**Entries shown**.
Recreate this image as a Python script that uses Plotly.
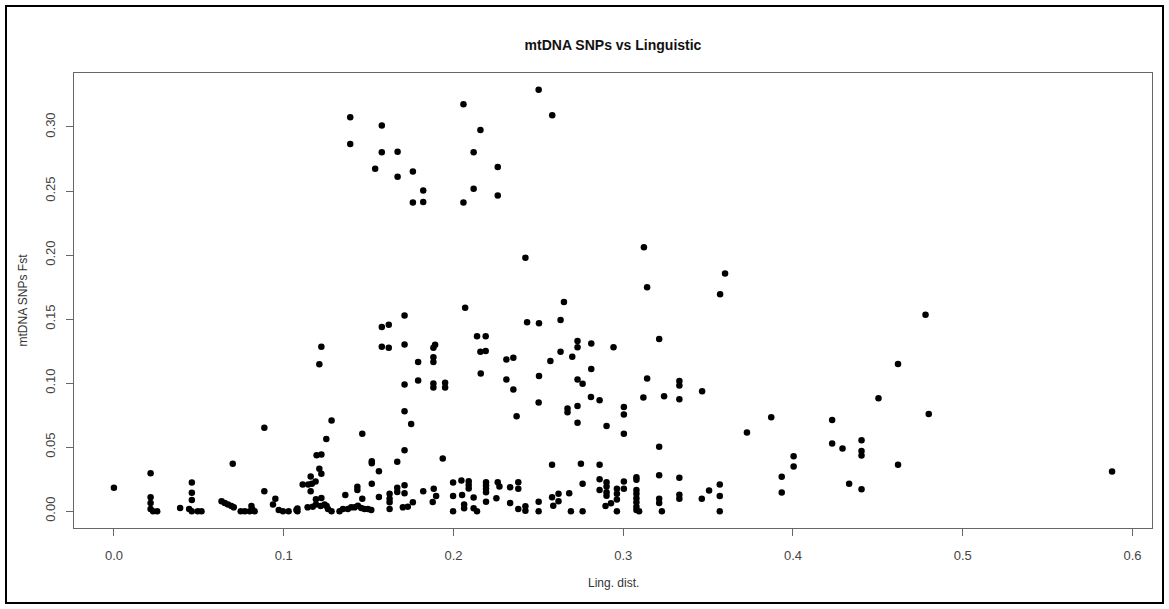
import plotly.graph_objects as go

# Linguistic distance (x) and mtDNA SNPs Fst (y)
ling_dist = [
    0.1392, 0.1392, 0.1578, 0.1578, 0.1671, 0.1539, 0.1671, 0.1761, 0.1822, 0.1761,
    0.1822, 0.2059, 0.2159, 0.2119, 0.2261, 0.2119, 0.2261, 0.2059, 0.2502, 0.2582,
    0.1222, 0.1210, 0.1578, 0.1619, 0.1712, 0.1578, 0.1619, 0.1712, 0.1892, 0.1882,
    0.1882, 0.1882, 0.1792, 0.1712, 0.1792, 0.1882, 0.1882, 0.1951, 0.1951,
    0.2424, 0.2069, 0.2651, 0.2434, 0.2504, 0.2631, 0.2139, 0.2190, 0.2159, 0.2190,
    0.2312, 0.2353, 0.2731, 0.2731, 0.2812, 0.2631, 0.2700, 0.2571, 0.2812, 0.2161,
    0.2312, 0.2504, 0.2731, 0.2761, 0.2353,
    0.3122, 0.3600, 0.3141, 0.3571, 0.3212, 0.2943, 0.3141, 0.3331, 0.3331, 0.3465,
    0.1712, 0.1751, 0.1282, 0.1463, 0.1251, 0.1194, 0.1222, 0.1712, 0.1519, 0.1519,
    0.1669, 0.1937, 0.1561, 0.1210, 0.1222, 0.1159, 0.1188, 0.1112, 0.1145, 0.1166,
    0.1159, 0.1434, 0.1434, 0.1519, 0.1363, 0.1561, 0.1669, 0.1669, 0.1712, 0.1712,
    0.1624, 0.1624, 0.1822, 0.1884, 0.1898, 0.1878, 0.1463, 0.1190, 0.1222, 0.1190,
    0.1218, 0.1253, 0.1081, 0.1081, 0.1141, 0.1171, 0.1241, 0.1261, 0.1282, 0.1329,
    0.1349, 0.1378, 0.1398, 0.1418, 0.1437, 0.1457, 0.1476, 0.1496, 0.1516, 0.1624,
    0.1624, 0.1702, 0.1731, 0.1761,
    0.0000, 0.0216, 0.0216, 0.0216, 0.0216, 0.0231, 0.0255, 0.0390, 0.0443, 0.0459,
    0.0459, 0.0459, 0.0459, 0.0494, 0.0516, 0.0700, 0.0634, 0.0653, 0.0672, 0.0692,
    0.0706, 0.0747, 0.0771, 0.0810, 0.0816, 0.0829, 0.0800, 0.0886, 0.0886, 0.0951,
    0.0937, 0.0971, 0.0996, 0.1029, 0.1075,
    0.2502, 0.2372, 0.2672, 0.2672, 0.2731, 0.2731, 0.2581, 0.2751, 0.2761, 0.1998,
    0.2047, 0.2090, 0.2090, 0.2090, 0.2192, 0.2192, 0.2192, 0.2192, 0.2261, 0.2271,
    0.2334, 0.2382, 0.2382, 0.1998, 0.2051, 0.2119, 0.2192, 0.2253, 0.2334, 0.2063,
    0.2063, 0.2119, 0.2139, 0.1998, 0.2382, 0.2424, 0.2424, 0.2502, 0.2502, 0.2581,
    0.2588, 0.2619, 0.2619, 0.2682, 0.2692, 0.2761,
    0.2810, 0.2861, 0.3331, 0.3119, 0.3241, 0.3004, 0.3004, 0.2902, 0.3004, 0.3212,
    0.2861, 0.3212, 0.3331, 0.2861, 0.2902, 0.2902, 0.3004, 0.3078, 0.3078, 0.2861,
    0.2902, 0.2902, 0.2963, 0.2963, 0.2963, 0.3004, 0.3078, 0.3078, 0.3078, 0.3078,
    0.3078, 0.3078, 0.3094, 0.2928, 0.2896, 0.2963, 0.3212, 0.3212, 0.3228, 0.3331,
    0.3331, 0.3463, 0.3506, 0.3569, 0.3569, 0.3569,
    0.4781, 0.4619, 0.4504, 0.4800, 0.3872, 0.4231, 0.4231, 0.4292, 0.4404, 0.4404,
    0.4404, 0.4004, 0.4004, 0.3934, 0.3934, 0.4619, 0.4331, 0.4404, 0.3729, 0.5880,
]

fst = [
    0.3076, 0.2867, 0.3011, 0.2802, 0.2807, 0.2674, 0.2611, 0.2653, 0.2504, 0.2410,
    0.2415, 0.3178, 0.2976, 0.2802, 0.2687, 0.2517, 0.2465, 0.2410, 0.3290, 0.3092,
    0.1284, 0.1148, 0.1438, 0.1456, 0.1527, 0.1284, 0.1276, 0.1302, 0.1299, 0.1276,
    0.1201, 0.1164, 0.1164, 0.0989, 0.1020, 0.0997, 0.0966, 0.1002, 0.0966,
    0.1979, 0.1589, 0.1634, 0.1475, 0.1467, 0.1493, 0.1365, 0.1365, 0.1245, 0.1250,
    0.1185, 0.1197, 0.1328, 0.1279, 0.1310, 0.1245, 0.1205, 0.1172, 0.1111, 0.1075,
    0.1028, 0.1056, 0.1028, 0.0994, 0.0950,
    0.2060, 0.1856, 0.1749, 0.1694, 0.1344, 0.1279, 0.1036, 0.1017, 0.0981, 0.0937,
    0.0780, 0.0680, 0.0707, 0.0605, 0.0563, 0.0437, 0.0443, 0.0476, 0.0390, 0.0375,
    0.0386, 0.0411, 0.0312, 0.0331, 0.0292, 0.0270, 0.0231, 0.0208, 0.0208, 0.0213,
    0.0155, 0.0190, 0.0166, 0.0213, 0.0127, 0.0111, 0.0182, 0.0150, 0.0202, 0.0139,
    0.0135, 0.0096, 0.0155, 0.0174, 0.0119, 0.0072, 0.0096, 0.0092, 0.0103, 0.0051,
    0.0041, 0.0041, 0.0020, 0.0000, 0.0030, 0.0035, 0.0051, 0.0017, 0.0000, 0.0000,
    0.0017, 0.0017, 0.0030, 0.0030, 0.0043, 0.0025, 0.0017, 0.0017, 0.0009, 0.0069,
    0.0017, 0.0030, 0.0035, 0.0069,
    0.0182, 0.0296, 0.0108, 0.0064, 0.0017, 0.0000, 0.0000, 0.0025, 0.0017, 0.0223,
    0.0143, 0.0088, 0.0000, 0.0000, 0.0000, 0.0370, 0.0077, 0.0064, 0.0051, 0.0041,
    0.0030, 0.0000, 0.0000, 0.0041, 0.0012, 0.0000, 0.0000, 0.0652, 0.0155, 0.0096,
    0.0051, 0.0009, 0.0000, 0.0000, 0.0009,
    0.0848, 0.0741, 0.0801, 0.0772, 0.0821, 0.0691, 0.0362, 0.0370, 0.0213, 0.0223,
    0.0239, 0.0234, 0.0205, 0.0176, 0.0226, 0.0200, 0.0174, 0.0147, 0.0226, 0.0192,
    0.0187, 0.0226, 0.0174, 0.0119, 0.0127, 0.0106, 0.0074, 0.0100, 0.0064, 0.0051,
    0.0022, 0.0022, 0.0000, 0.0000, 0.0017, 0.0038, 0.0004, 0.0074, 0.0000, 0.0108,
    0.0043, 0.0135, 0.0077, 0.0139, 0.0000, 0.0000,
    0.0892, 0.0866, 0.0874, 0.0887, 0.0897, 0.0813, 0.0754, 0.0665, 0.0605, 0.0503,
    0.0362, 0.0281, 0.0260, 0.0249, 0.0226, 0.0192, 0.0231, 0.0265, 0.0245, 0.0166,
    0.0147, 0.0121, 0.0174, 0.0135, 0.0090, 0.0174, 0.0166, 0.0135, 0.0100, 0.0069,
    0.0035, 0.0009, 0.0000, 0.0061, 0.0041, 0.0000, 0.0096, 0.0064, 0.0000, 0.0129,
    0.0096, 0.0096, 0.0161, 0.0208, 0.0119, 0.0000,
    0.1534, 0.1150, 0.0882, 0.0759, 0.0733, 0.0712, 0.0529, 0.0490, 0.0553, 0.0469,
    0.0435, 0.0429, 0.0349, 0.0268, 0.0145, 0.0362, 0.0213, 0.0171, 0.0615, 0.0310,
]

x_ticks = [0.0, 0.1, 0.2, 0.3, 0.4, 0.5, 0.6]
x_tick_text = ["0.0", "0.1", "0.2", "0.3", "0.4", "0.5", "0.6"]
y_ticks = [0.00, 0.05, 0.10, 0.15, 0.20, 0.25, 0.30]
y_tick_text = ["0.00", "0.05", "0.10", "0.15", "0.20", "0.25", "0.30"]

FONT = "Liberation Sans, Arial, sans-serif"
W, H = 1169, 609
L, R, T, B = 74, 1152, 73, 528  # plot box in pixels

# R-style axis limits: data range extended by 4% on each side
def r_range(v):
    lo, hi = min(v), max(v)
    d = (hi - lo) * 0.04
    return [lo - d, hi + d]

fig = go.Figure(
    go.Scatter(
        x=ling_dist, y=fst, mode="markers",
        marker=dict(color="black", size=6.5, line=dict(width=0)),
        showlegend=False, hoverinfo="x+y",
    )
)

pw, ph = R - L, B - T

def px_x(p):
    return (p - L) / pw

def px_y(p):
    return (B - p) / ph

axis_common = dict(
    showgrid=False, zeroline=False, showline=True, mirror=True,
    linecolor="#666666", linewidth=1, ticks="outside", ticklen=7,
    tickcolor="#666666", tickwidth=1,
    tickfont=dict(family=FONT, size=13, color="#444444"),
)

fig.update_layout(
    width=W, height=H,
    margin=dict(l=L, r=W - R, t=T, b=H - B, pad=0),
    paper_bgcolor="white", plot_bgcolor="white",
    xaxis=dict(range=r_range(ling_dist), tickvals=x_ticks, ticktext=x_tick_text,
               ticklabelstandoff=8, **axis_common),
    yaxis=dict(range=r_range(fst), tickvals=y_ticks, ticktext=y_tick_text,
               tickangle=-90, ticklabelstandoff=6, **axis_common),
    title=dict(text="<b>mtDNA SNPs vs Linguistic</b>", x=0.5, xref="paper",
               xanchor="center", y=1 - 45 / H, yref="container", yanchor="middle",
               font=dict(family=FONT, size=14, color="#111111")),
    annotations=[
        dict(text="Ling. dist.", x=0.5, xref="paper", y=px_y(583), yref="paper",
             showarrow=False, xanchor="center", yanchor="middle",
             font=dict(family=FONT, size=12, color="#333333")),
        dict(text="mtDNA SNPs Fst", x=px_x(22), xref="paper", y=0.5, yref="paper",
             showarrow=False, xanchor="center", yanchor="middle", textangle=-90,
             font=dict(family=FONT, size=12, color="#333333")),
    ],
    shapes=[
        dict(type="rect", xref="paper", yref="paper",
             x0=px_x(6), x1=px_x(1163), y0=px_y(603), y1=px_y(6),
             line=dict(color="black", width=2), fillcolor="rgba(0,0,0,0)", layer="above"),
    ],
)

fig.write_html("out.html")
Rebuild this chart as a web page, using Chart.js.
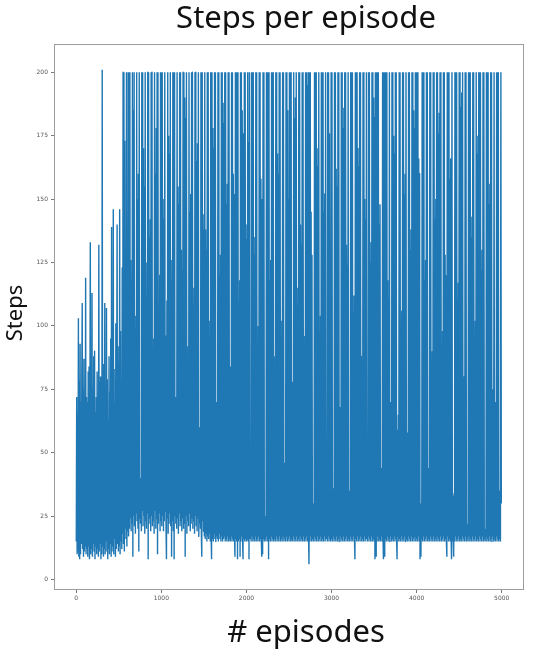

**Exercise aim**. Stop after the line containing "import plotly.graph_objects as go": copy the records exactly from the first line up to there, leaving pictures out.

**Reply**.
Recreate this image as a Python script that uses Plotly.
import plotly.graph_objects as go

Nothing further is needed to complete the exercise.